What are the main steps to learning an ollie?
The Onbolts breakdown has 5 steps: (1) foot placement - back foot centered on the tail, front foot at 45 degrees below the front bolts; (2) bend your knees, weight centered; (3) snap the tail and jump simultaneously; (4) slide the front foot diagonally toward the nose to level the board; (5) land over the bolts with bent knees.
What is the most common ollie mistake?
Leaning back at takeoff. This kills height and causes the nose to dip on the way down. The fix is to keep your weight centered over the board - imagine your spine staying vertical throughout the pop. The second most common mistake is weak tail snap: the board barely leaves the ground. Practice the pop motion alone, without jumping, to build the muscle memory.
Should I learn the ollie stationary or while rolling?
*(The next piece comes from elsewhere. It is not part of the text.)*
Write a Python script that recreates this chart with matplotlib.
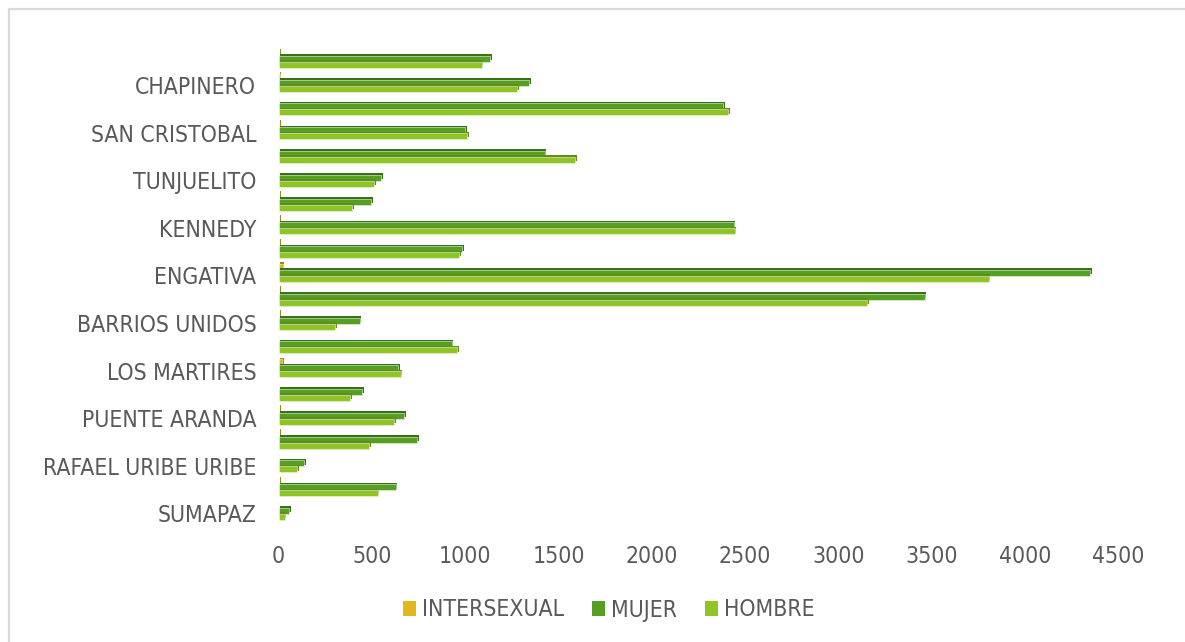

Learn stationary first until the motion is consistent (landing 7 out of 10), then immediately move to rolling. The stationary ollie and the rolling ollie use the same mechanics, but skating with momentum prevents the board from shooting forward on landing - one of the most common stationary mistakes. Most skaters find their ollie actually gets cleaner once they add speed.
What should I learn after the ollie?
The Onbolts skill tree shows three direct next tricks from the ollie: the pop shove-it (beginner, 1 to 3 weeks estimated), the frontside 180 (beginner, 2 to 5 weeks estimated), and the kickflip (intermediate, 1 to 6 months estimated). Pop shove-it is the fastest next win; kickflip is the bigger milestone.